P. Simon: Ja. Wir zeigen wer wir sind, indem wir die Interessenten im Konvent mitleben lassen. Wir erzählen von dem, was dominikanische Spiritualität ausmacht, und wie wir leben: Dominikaner sind mobil, werden alle paar Jahre versetzt, haben eine sehr große Bildungstradition und eine synodale, demokratische Grundverfassung, die dem Einzelnen viel Verantwortung gibt. Wir halten am klösterlichen Leben fest und sind gleichzeitig nach außen gewandt.

P. Justinus: Wir wollen einfach das Angebot geben, Ordensbrüder im real life kennenzulernen, damit sich die Interessenten selbst vor Ort einen Eindruck machen können.

Welches Programm erwartet die Teilnehmer bei den Berufungstagen?

P. Justinus: Ein Potpourri. Der rote Faden sind Gespräche mit uns, aber auch der Austausch untereinander sowie mit den Brüdern. Natürlich gibt es auch Zeiten der Stille, des Gebetes, um auf sich sowie auf Gottes Wort zu hören. Wir wollen eine Erfahrung auf Berufungsebene anbieten: Ist das jetzt von Gott der Weg, den ich gehen soll? Und natürlich gibt es Impulse und Vorträge über das, was es heißt „berufen zu sein“ oder was es heißt, ein Ordensleben zu führen, ganz konkret: ein dominikanisches Ordensleben zu führen.

Die Berufungstage sind aber letztlich als ergebnisoffenes Angebot angelegt.

P. Simon: Natürlich. Das Ganze ist keine Rekrutierungsveranstaltung. Wir wollen Ordensinteressierten den Orden als Option aufzeigen. Wir wollen helfen, in persönlichen Fragen des Lebensentwurfs weiterzukommen. Es geht aber niemand eine Verpflichtung ein.

Und wer merkt, dass das Ordensleben tatsächlich ein möglicher Lebensentwurf für ihn ist?

P. Justinus: Dem zeigen wir gerne ein paar Perspektiven auf. Wenn es aber für den Interessenten und für uns passt, dann könnte ein nächster Schritt unser Postulat sein, das im März 2025 beginnt.

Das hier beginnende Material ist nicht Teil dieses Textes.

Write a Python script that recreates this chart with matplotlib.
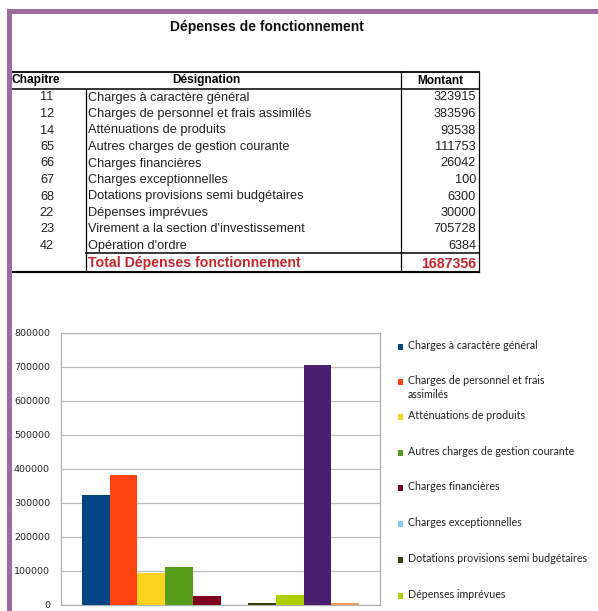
import matplotlib
matplotlib.use("Agg")
import matplotlib.pyplot as plt
from matplotlib.patches import Rectangle
from matplotlib.lines import Line2D

# ---------------- data ----------------
title = "Dépenses de fonctionnement"
chapitres = ["11", "12", "14", "65", "66", "67", "68", "22", "23", "42"]
designations = [
    "Charges à caractère général",
    "Charges de personnel et frais assimilés",
    "Atténuations de produits",
    "Autres charges de gestion courante",
    "Charges financières",
    "Charges exceptionnelles",
    "Dotations provisions semi budgétaires",
    "Dépenses imprévues",
    "Virement a la section d'investissement",
    "Opération d'ordre",
]
montants = [323915, 383596, 93538, 111753, 26042, 100, 6300, 30000, 705728, 6384]
total_label = "Total Dépenses fonctionnement"
total_value = 1687356
legend_labels = [
    "Charges à caractère général",
    "Charges de personnel et frais\nassimilés",
    "Atténuations de produits",
    "Autres charges de gestion courante",
    "Charges financières",
    "Charges exceptionnelles",
    "Dotations provisions semi budgétaires",
    "Dépenses imprévues",
    "Virement a la section d'investissement",
    "Opération d'ordre",
]
y_ticks = [0, 100000, 200000, 300000, 400000, 500000, 600000, 700000, 800000]

colors = ["#004586", "#ff420e", "#ffd320", "#579d1c", "#7e0021",
          "#83caff", "#314004", "#aecf00", "#4b1f6f", "#eea05a"]

W, H = 598, 611
fig = plt.figure(figsize=(W / 100, H / 100), dpi=100)
fig.patch.set_facecolor("white")

# overlay in pixel coordinates
ov = fig.add_axes([0, 0, 1, 1])
ov.set_xlim(0, W)
ov.set_ylim(H, 0)
ov.axis("off")

purple = "#9c6ba0"
ov.add_patch(Rectangle((7, 9), W - 7, 5, color=purple, lw=0, zorder=5))
ov.add_patch(Rectangle((7, 9), 5, H - 9, color=purple, lw=0, zorder=5))

tf = "Liberation Sans"
ov.text(267, 27, title, ha="center", va="center", fontsize=10, fontweight="bold",
        family=tf, color="#111111")

# table lines
def hline(y, x0, x1, lw=1.0):
    ov.add_line(Line2D([x0, x1], [y, y], color="black", lw=lw))

def vline(x, y0, y1, lw=0.9):
    ov.add_line(Line2D([x, x], [y0, y1], color="black", lw=lw))

hline(72, 10, 479, 1.3)
hline(89, 10, 479, 1.1)
hline(253, 86, 479, 1.1)
hline(272, 10, 479, 1.5)
vline(86, 89, 272)
vline(401, 72, 272)
vline(479, 72, 272)

ov.text(12, 80.5, "Chapitre", ha="left", va="center", fontsize=8.6, fontweight="bold", family=tf)
ov.text(206, 80.5, "Désignation", ha="center", va="center", fontsize=8.6, fontweight="bold", family=tf)
ov.text(440, 80.5, "Montant", ha="center", va="center", fontsize=8.6, fontweight="bold", family=tf)

row_y0 = 97.5
row_h = 16.5
fs_row = 9.2
for i, (c, d, m) in enumerate(zip(chapitres, designations, montants)):
    y = row_y0 + i * row_h
    ov.text(47, y, c, ha="center", va="center", fontsize=fs_row, family=tf, color="#222222")
    ov.text(88, y, d, ha="left", va="center", fontsize=fs_row, family=tf, color="#222222")
    ov.text(476, y, str(m), ha="right", va="center", fontsize=fs_row, family=tf, color="#222222")

red = "#c0282e"
ty = row_y0 + len(chapitres) * row_h + 1
ov.text(88, ty, total_label, ha="left", va="center", fontsize=10.2, fontweight="bold", family=tf, color=red)
ov.text(476, ty, str(total_value), ha="right", va="center", fontsize=10.2, fontweight="bold", family=tf, color=red)

# ---------------- chart ----------------
L, R, T, B = 61, 380, 333, 605
ax = fig.add_axes([L / W, (H - B) / H, (R - L) / W, (B - T) / H])
ax.set_xlim(0, 1)
ax.set_ylim(0, 800000)
n = len(montants)
g0 = (82 - L) / (R - L)
g1 = (359 - L) / (R - L)
bw = (g1 - g0) / n
xs = [g0 + bw * (i + 0.5) for i in range(n)]
ax.bar(xs, montants, width=bw, color=colors, linewidth=0, zorder=3)
ax.set_yticks(y_ticks)
ax.set_yticklabels([str(v) for v in y_ticks], fontsize=6.8, family="DejaVu Sans", color="#222222")
ax.tick_params(axis="y", length=0, pad=8)
ax.set_xticks([])
ax.grid(axis="y", color="#bdbdbd", lw=0.9, zorder=0)
for s in ax.spines.values():
    s.set_color("#b0b0b0")
    s.set_linewidth(0.9)

# legend (manual, pixel coordinates); entries below the picture edge are not drawn
leg_y = [347, 382, 417, 453, 488, 524, 560, 596, 631, 667]
for lab, col, y in zip(legend_labels, colors, leg_y):
    if y + 6 > H:
        continue
    ov.add_patch(Rectangle((398, y - 2.7), 5.4, 5.4, color=col, lw=0, zorder=6))
    ov.text(408, y - 7, lab, ha="left", va="top", fontsize=7.7, family="Lato",
            color="#222222", linespacing=1.35, zorder=6)

fig.savefig("out.png", dpi=100, facecolor="white")
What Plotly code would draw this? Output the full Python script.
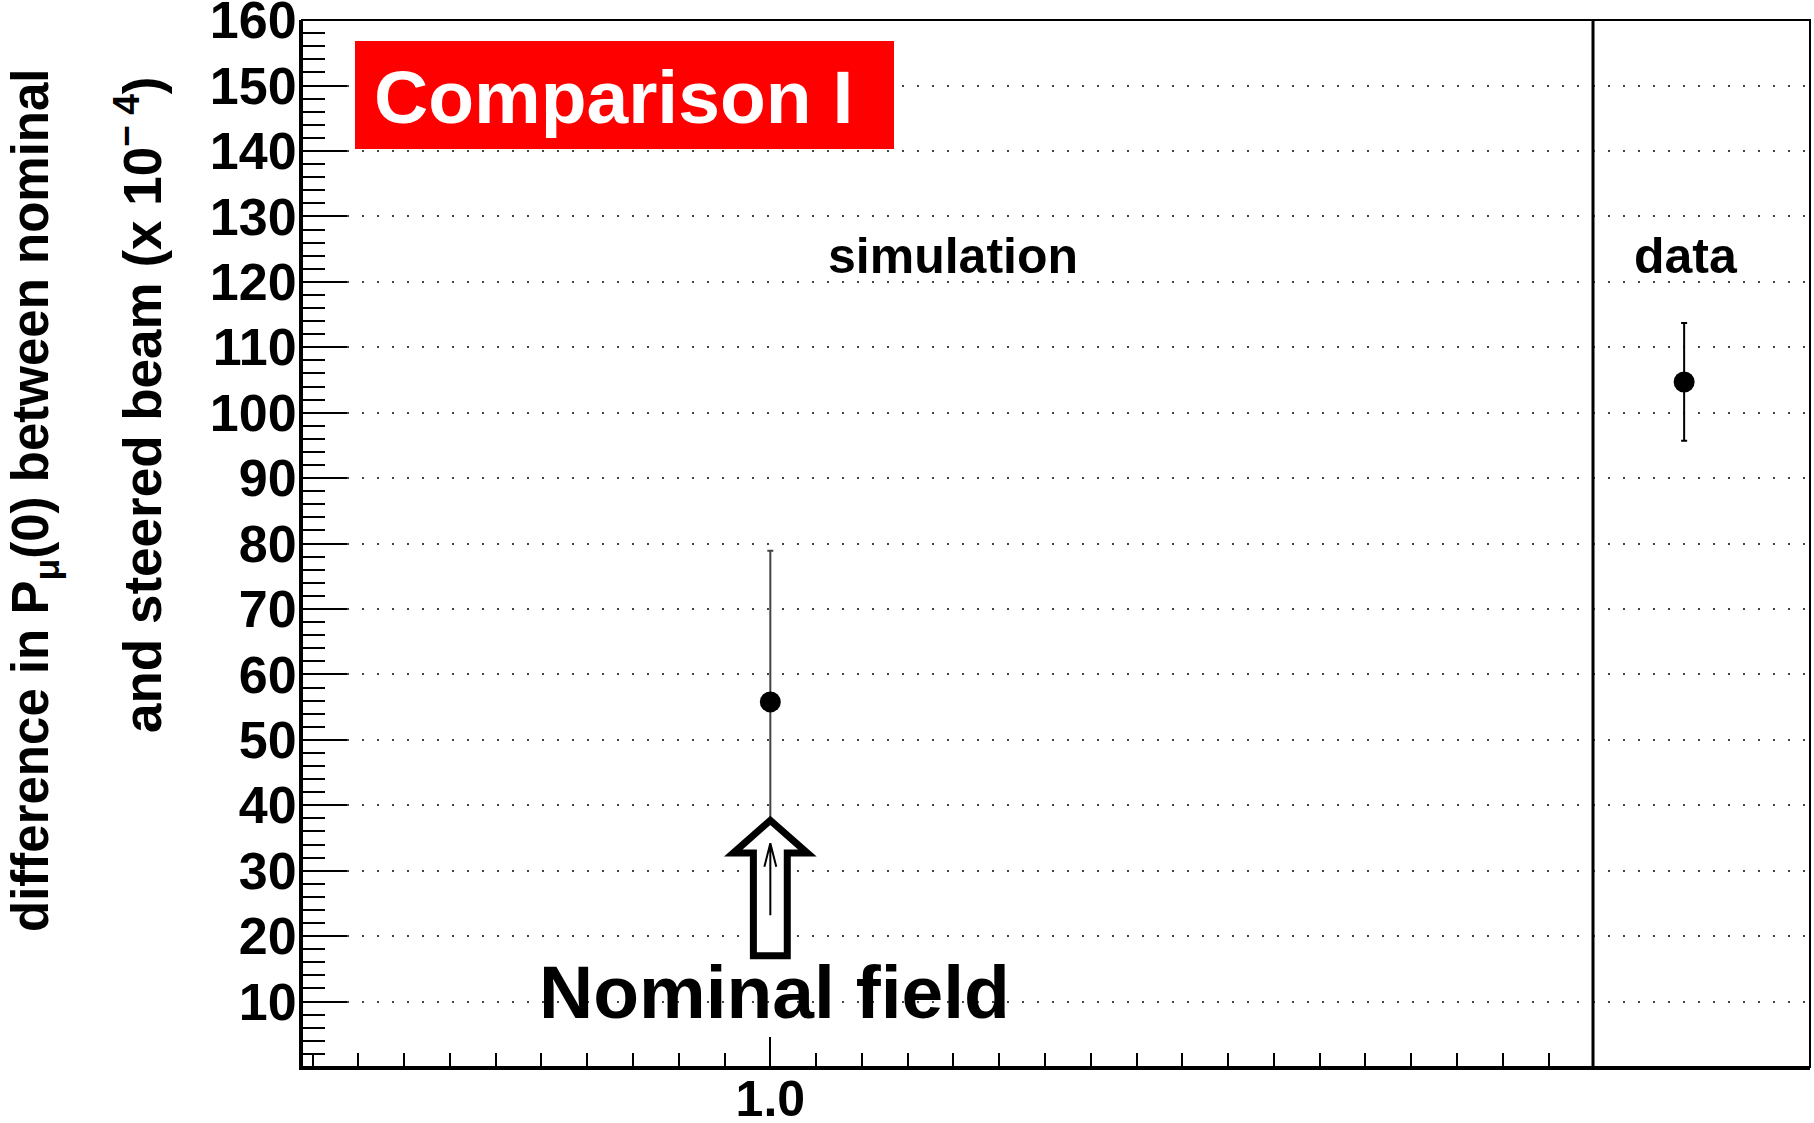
import plotly.graph_objects as go

# ---------------- data ----------------
SIM_LABEL = "simulation"
SIM_X = [1.0]          # nominal field
SIM_Y = [55.8]
SIM_ERR = [23.1]

DATA_LABEL = "data"
DATA_X = [0.42]
DATA_Y = [104.7]
DATA_ERR = [9.0]

Y_TICKS = list(range(10, 161, 10))
Y_MINOR = [v for v in range(0, 161, 2) if v % 10 != 0]
X_TICK_VALS = [0.8, 0.9, 1.0, 1.1, 1.2, 1.3]
X_TICK_TEXT = ["", "", "1.0", "", "", ""]
X_MINOR = [round(0.80 + 0.02 * i, 2) for i in range(0, 28)]
X_RANGE = [0.7954, 1.3594]
Y_RANGE = [0, 160.02]

# ---------------- layout geometry ----------------
W, H = 1814, 1123
ML, MR, MT, MB = 302, 4, 20, 56
PW = W - ML - MR
PH = H - MT - MB
SPLIT = (1593 - ML) / PW


def px(x):
    return (x - ML) / PW


def py(y):
    return (H - MB - y) / PH


FONT = "Liberation Sans, Arial, Helvetica, sans-serif"

fig = go.Figure()

fig.add_trace(go.Scatter(
    x=SIM_X, y=SIM_Y, mode="markers", xaxis="x", yaxis="y",
    marker=dict(color="black", size=21),
    error_y=dict(type="data", array=SIM_ERR, color="#444444", thickness=2, width=3),
    showlegend=False, hoverinfo="x+y",
))
fig.add_trace(go.Scatter(
    x=DATA_X, y=DATA_Y, mode="markers", xaxis="x2", yaxis="y",
    marker=dict(color="black", size=21),
    error_y=dict(type="data", array=DATA_ERR, color="black", thickness=2, width=3),
    showlegend=False, hoverinfo="y",
))

grid = dict(showgrid=True, gridcolor="#444444", gridwidth=2, griddash="2px,13px")

fig.update_layout(
    width=W, height=H,
    margin=dict(l=ML, r=MR, t=MT, b=MB, autoexpand=False),
    paper_bgcolor="white", plot_bgcolor="white",
    font=dict(family=FONT, color="black"),
    xaxis=dict(
        domain=[0, SPLIT], range=X_RANGE, anchor="y", automargin=False,
        tickmode="array", tickvals=X_TICK_VALS, ticktext=X_TICK_TEXT,
        ticks="inside", ticklen=30, tickwidth=2, tickcolor="black",
        minor=dict(tickmode="array", tickvals=X_MINOR, ticks="inside",
                   ticklen=14, tickwidth=2, tickcolor="black", showgrid=False),
        showline=True, linewidth=3, linecolor="black",
        showgrid=False, zeroline=False,
        tickfont=dict(family=FONT, size=50, weight="bold", color="black"),
        ticklabelstandoff=-14, ticklabeloverflow="allow",
    ),
    xaxis2=dict(
        domain=[SPLIT, 1], range=[0, 1], anchor="y", automargin=False,
        showticklabels=False, ticks="",
        showline=True, linewidth=3, linecolor="black",
        showgrid=False, zeroline=False,
    ),
    yaxis=dict(
        range=Y_RANGE, anchor="x", automargin=False,
        tickmode="array", tickvals=Y_TICKS,
        ticks="inside", ticklen=45, tickwidth=2, tickcolor="black",
        minor=dict(tickmode="array", tickvals=Y_MINOR, ticks="inside",
                   ticklen=23, tickwidth=2, tickcolor="black", showgrid=False),
        showline=True, linewidth=3, linecolor="black",
        zeroline=False, ticklabeloverflow="allow", ticklabelstandoff=-8,
        tickfont=dict(family=FONT, size=52, weight="bold", color="black"),
        **grid,
    ),
)

shapes = []
# white background box behind "Nominal field"
shapes.append(dict(type="rect", xref="paper", yref="paper",
                   x0=px(510), x1=px(1042), y0=py(1030), y1=py(915),
                   fillcolor="white", line=dict(width=0), layer="between"))
# frame
shapes.append(dict(type="rect", xref="paper", yref="paper", x0=0, x1=1, y0=0, y1=1,
                   line=dict(color="black", width=2), layer="above"))
# divider simulation | data
shapes.append(dict(type="line", xref="paper", yref="paper", x0=SPLIT, x1=SPLIT, y0=0, y1=1,
                   line=dict(color="black", width=3), layer="above"))
# red title box
shapes.append(dict(type="rect", xref="paper", yref="paper",
                   x0=px(355), x1=px(894), y0=py(149), y1=py(41),
                   fillcolor="#FF0000", line=dict(width=0), layer="above"))

# hollow arrow pointing to the nominal field (data coords)
xc = SIM_X[0]
sw, hw = 0.0074, 0.0162          # shaft / head half widths
y_bot, y_base, y_tip = 17.0, 32.7, 37.7
arrow = (f"M {xc - sw},{y_bot} L {xc + sw},{y_bot} L {xc + sw},{y_base} "
         f"L {xc + hw},{y_base} L {xc},{y_tip} L {xc - hw},{y_base} "
         f"L {xc - sw},{y_base} Z")
shapes.append(dict(type="path", xref="x", yref="y", path=arrow,
                   fillcolor="white", line=dict(color="black", width=7), layer="above"))
# thin arrow inside
ta_bot, ta_base, ta_tip, ta_w = 23.2, 30.6, 34.2, 0.0026
thin = (f"M {xc},{ta_bot} L {xc},{ta_tip} M {xc - ta_w},{ta_base} "
        f"L {xc},{ta_tip} L {xc + ta_w},{ta_base}")
shapes.append(dict(type="path", xref="x", yref="y", path=thin,
                   line=dict(color="black", width=2), layer="above"))
fig.update_layout(shapes=shapes)

ann = []
ann.append(dict(text="Comparison I", xref="paper", yref="paper", x=px(613), y=py(97),
                xanchor="center", yanchor="middle", showarrow=False,
                font=dict(family=FONT, size=75, weight="bold", color="white")))
ann.append(dict(text=SIM_LABEL, xref="paper", yref="paper", x=px(953), y=py(256),
                xanchor="center", yanchor="middle", showarrow=False,
                font=dict(family=FONT, size=50, weight="bold", color="black")))
ann.append(dict(text=DATA_LABEL, xref="paper", yref="paper", x=px(1686), y=py(256),
                xanchor="center", yanchor="middle", showarrow=False,
                font=dict(family=FONT, size=50, weight="bold", color="black")))
ann.append(dict(text="Nominal field", xref="paper", yref="paper", x=px(774), y=py(992),
                xanchor="center", yanchor="middle", showarrow=False,
                font=dict(family=FONT, size=75, weight="bold", color="black")))
ann.append(dict(text="difference in P<sub>μ</sub>(0) between nominal",
                xref="paper", yref="paper", x=px(35), y=py(500), textangle=-90,
                xanchor="center", yanchor="middle", showarrow=False,
                font=dict(family=FONT, size=51, weight="bold", color="black")))
ann.append(dict(text="and steered beam (x 10<sup>− 4</sup>)",
                xref="paper", yref="paper", x=px(139), y=py(405), textangle=-90,
                xanchor="center", yanchor="middle", showarrow=False,
                font=dict(family=FONT, size=53, weight="bold", color="black")))
fig.update_layout(annotations=ann)

fig.write_html(
    "out.html",
    config={"displayModeBar": False},
    post_script="document.body.style.margin='0';document.body.style.padding='0';",
)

P. Simon: Mein erster Besuch in einem Kloster war im Herbst 2012 in Wien. In den Orden eingetreten bin ich dann aber erst 2018. Dazwischen ist eine ganze Menge passiert. Es braucht Zeit; die kann man sich nehmen und die muss man geben. Alles in Freiheit. Die Berufungstage sind nur ein kleiner Schritt – hoffentlich für den ein oder anderen – hin zum Orden.

Hinweis:

Unter dem Motto „Komm und sieh!“ (Joh 1, 46) lädt die Dominikanerprovinz des Hl. Albert in Deutschland und Österreich vom 3.-5. Oktober 2024 junge Männer im Alter von 18 bis 35 Jahren zu „Berufungstagen“ ins Dominikanerkloster Wien, Postgasse 4, 1010 Wien, ein. Die Teilnahme an den Berufungstagen ist über eine Anmeldung bei den Ansprechpartnern für Ordensinteressierte, P. Simon Hacker OP und P. Justinus Grebowicz OP, möglich. Sie stehen unter berufung |at| dominikaner.org gerne auch für weitere Informationen rund ums Leben als Dominikaner zur Verfügung. Anmeldeschluss zu den „Berufungstagen“ per E-Mail (möglichst unter Angabe des Alters und der derzeitigen Tätigkeit) ist der 15. September 2024.

Über die Berufungspromotoren:

P. Simon Hacker OP wurde am 28. Oktober 1989 im brandenburgischen Schwedt/Oder geboren.
Im Jahr 2018 trat er in den Dominikanerorden ein. Am 20. Mai 2023 wurde er gemeinsam mit zwei Mitbrüdern von Christoph Kardinal Schönborn OP zum Priester geweiht. P. Simon lebt im Leipziger Dominikanerkloster und arbeitet als Seelsorger an der Propstei.

P. Justinus Grebowicz OP wurde am 4. Mai 1994 im sauerländischen Warstein/D. geboren.
Im Jahr 2016 trat er in den Dominikanerorden ein. Am 6. April 2024 wurde er von Weihbischof Matthias Heinrich in Berlin zum Priester geweiht. P. Justinus lebt im Berliner Dominikanerkloster und übt in der Bundeshauptstadt seinen Dienst aus.